## GIVEN INSTRUCTION:
Print the listing below exactly.

━━━━━━

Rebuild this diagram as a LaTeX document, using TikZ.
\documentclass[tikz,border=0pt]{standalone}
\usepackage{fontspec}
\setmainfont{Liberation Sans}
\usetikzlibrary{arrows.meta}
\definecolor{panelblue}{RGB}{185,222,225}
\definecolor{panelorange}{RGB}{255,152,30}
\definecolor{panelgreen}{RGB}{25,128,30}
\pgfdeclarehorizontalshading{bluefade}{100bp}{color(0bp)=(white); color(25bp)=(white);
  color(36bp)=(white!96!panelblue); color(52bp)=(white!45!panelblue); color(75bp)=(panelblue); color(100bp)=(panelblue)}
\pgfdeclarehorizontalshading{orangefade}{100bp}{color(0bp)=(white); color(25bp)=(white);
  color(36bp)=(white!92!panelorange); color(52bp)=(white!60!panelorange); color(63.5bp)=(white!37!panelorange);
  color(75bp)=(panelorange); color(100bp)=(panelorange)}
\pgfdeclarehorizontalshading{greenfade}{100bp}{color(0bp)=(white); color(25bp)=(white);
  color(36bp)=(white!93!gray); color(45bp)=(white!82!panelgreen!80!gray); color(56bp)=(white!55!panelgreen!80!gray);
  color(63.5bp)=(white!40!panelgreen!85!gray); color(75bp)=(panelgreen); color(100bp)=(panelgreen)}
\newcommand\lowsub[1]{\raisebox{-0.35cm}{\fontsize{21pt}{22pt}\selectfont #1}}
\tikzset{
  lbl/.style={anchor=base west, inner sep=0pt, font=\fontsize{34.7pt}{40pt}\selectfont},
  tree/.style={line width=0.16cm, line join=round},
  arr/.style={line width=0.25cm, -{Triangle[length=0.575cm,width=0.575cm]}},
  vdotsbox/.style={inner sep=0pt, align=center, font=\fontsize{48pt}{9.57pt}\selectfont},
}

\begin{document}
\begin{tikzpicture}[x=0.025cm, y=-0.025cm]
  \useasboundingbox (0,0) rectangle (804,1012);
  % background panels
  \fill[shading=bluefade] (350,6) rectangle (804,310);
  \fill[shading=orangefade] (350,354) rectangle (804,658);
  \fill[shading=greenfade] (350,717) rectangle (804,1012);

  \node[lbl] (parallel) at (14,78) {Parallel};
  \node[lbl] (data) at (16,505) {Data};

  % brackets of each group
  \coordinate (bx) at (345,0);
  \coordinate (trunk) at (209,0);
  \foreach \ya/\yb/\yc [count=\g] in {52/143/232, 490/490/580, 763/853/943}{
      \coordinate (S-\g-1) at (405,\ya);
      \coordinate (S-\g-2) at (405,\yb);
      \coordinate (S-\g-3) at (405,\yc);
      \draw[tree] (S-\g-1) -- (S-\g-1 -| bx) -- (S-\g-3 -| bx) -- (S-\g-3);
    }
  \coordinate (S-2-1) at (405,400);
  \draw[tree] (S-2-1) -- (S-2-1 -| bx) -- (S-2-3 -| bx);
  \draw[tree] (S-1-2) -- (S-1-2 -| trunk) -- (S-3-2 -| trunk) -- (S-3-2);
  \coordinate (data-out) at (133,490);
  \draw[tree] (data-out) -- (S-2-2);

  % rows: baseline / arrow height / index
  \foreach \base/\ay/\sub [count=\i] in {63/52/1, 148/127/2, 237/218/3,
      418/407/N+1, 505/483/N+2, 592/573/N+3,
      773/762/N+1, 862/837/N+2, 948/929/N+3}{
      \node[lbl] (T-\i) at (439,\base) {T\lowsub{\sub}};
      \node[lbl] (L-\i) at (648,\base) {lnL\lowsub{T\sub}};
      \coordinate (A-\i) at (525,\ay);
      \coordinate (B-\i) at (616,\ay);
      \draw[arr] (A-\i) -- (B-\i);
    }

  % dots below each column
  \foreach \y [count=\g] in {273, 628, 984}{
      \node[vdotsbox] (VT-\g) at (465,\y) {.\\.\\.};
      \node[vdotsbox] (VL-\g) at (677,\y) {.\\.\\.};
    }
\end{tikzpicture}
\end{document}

━━━━━━

## REPLY TO THE EXERCISE:
Rebuild this diagram as a LaTeX document, using TikZ.
\documentclass[tikz,border=0pt]{standalone}
\usepackage{fontspec}
\setmainfont{Liberation Sans}
\usetikzlibrary{arrows.meta}
\definecolor{panelblue}{RGB}{185,222,225}
\definecolor{panelorange}{RGB}{255,152,30}
\definecolor{panelgreen}{RGB}{25,128,30}
\pgfdeclarehorizontalshading{bluefade}{100bp}{color(0bp)=(white); color(25bp)=(white);
  color(36bp)=(white!96!panelblue); color(52bp)=(white!45!panelblue); color(75bp)=(panelblue); color(100bp)=(panelblue)}
\pgfdeclarehorizontalshading{orangefade}{100bp}{color(0bp)=(white); color(25bp)=(white);
  color(36bp)=(white!92!panelorange); color(52bp)=(white!60!panelorange); color(63.5bp)=(white!37!panelorange);
  color(75bp)=(panelorange); color(100bp)=(panelorange)}
\pgfdeclarehorizontalshading{greenfade}{100bp}{color(0bp)=(white); color(25bp)=(white);
  color(36bp)=(white!93!gray); color(45bp)=(white!82!panelgreen!80!gray); color(56bp)=(white!55!panelgreen!80!gray);
  color(63.5bp)=(white!40!panelgreen!85!gray); color(75bp)=(panelgreen); color(100bp)=(panelgreen)}
\newcommand\lowsub[1]{\raisebox{-0.35cm}{\fontsize{21pt}{22pt}\selectfont #1}}
\tikzset{
  lbl/.style={anchor=base west, inner sep=0pt, font=\fontsize{34.7pt}{40pt}\selectfont},
  tree/.style={line width=0.16cm, line join=round},
  arr/.style={line width=0.25cm, -{Triangle[length=0.575cm,width=0.575cm]}},
  vdotsbox/.style={inner sep=0pt, align=center, font=\fontsize{48pt}{9.57pt}\selectfont},
}

\begin{document}
\begin{tikzpicture}[x=0.025cm, y=-0.025cm]
  \useasboundingbox (0,0) rectangle (804,1012);
  % background panels
  \fill[shading=bluefade] (350,6) rectangle (804,310);
  \fill[shading=orangefade] (350,354) rectangle (804,658);
  \fill[shading=greenfade] (350,717) rectangle (804,1012);

  \node[lbl] (parallel) at (14,78) {Parallel};
  \node[lbl] (data) at (16,505) {Data};

  % brackets of each group
  \coordinate (bx) at (345,0);
  \coordinate (trunk) at (209,0);
  \foreach \ya/\yb/\yc [count=\g] in {52/143/232, 490/490/580, 763/853/943}{
      \coordinate (S-\g-1) at (405,\ya);
      \coordinate (S-\g-2) at (405,\yb);
      \coordinate (S-\g-3) at (405,\yc);
      \draw[tree] (S-\g-1) -- (S-\g-1 -| bx) -- (S-\g-3 -| bx) -- (S-\g-3);
    }
  \coordinate (S-2-1) at (405,400);
  \draw[tree] (S-2-1) -- (S-2-1 -| bx) -- (S-2-3 -| bx);
  \draw[tree] (S-1-2) -- (S-1-2 -| trunk) -- (S-3-2 -| trunk) -- (S-3-2);
  \coordinate (data-out) at (133,490);
  \draw[tree] (data-out) -- (S-2-2);

  % rows: baseline / arrow height / index
  \foreach \base/\ay/\sub [count=\i] in {63/52/1, 148/127/2, 237/218/3,
      418/407/N+1, 505/483/N+2, 592/573/N+3,
      773/762/N+1, 862/837/N+2, 948/929/N+3}{
      \node[lbl] (T-\i) at (439,\base) {T\lowsub{\sub}};
      \node[lbl] (L-\i) at (648,\base) {lnL\lowsub{T\sub}};
      \coordinate (A-\i) at (525,\ay);
      \coordinate (B-\i) at (616,\ay);
      \draw[arr] (A-\i) -- (B-\i);
    }

  % dots below each column
  \foreach \y [count=\g] in {273, 628, 984}{
      \node[vdotsbox] (VT-\g) at (465,\y) {.\\.\\.};
      \node[vdotsbox] (VL-\g) at (677,\y) {.\\.\\.};
    }
\end{tikzpicture}
\end{document}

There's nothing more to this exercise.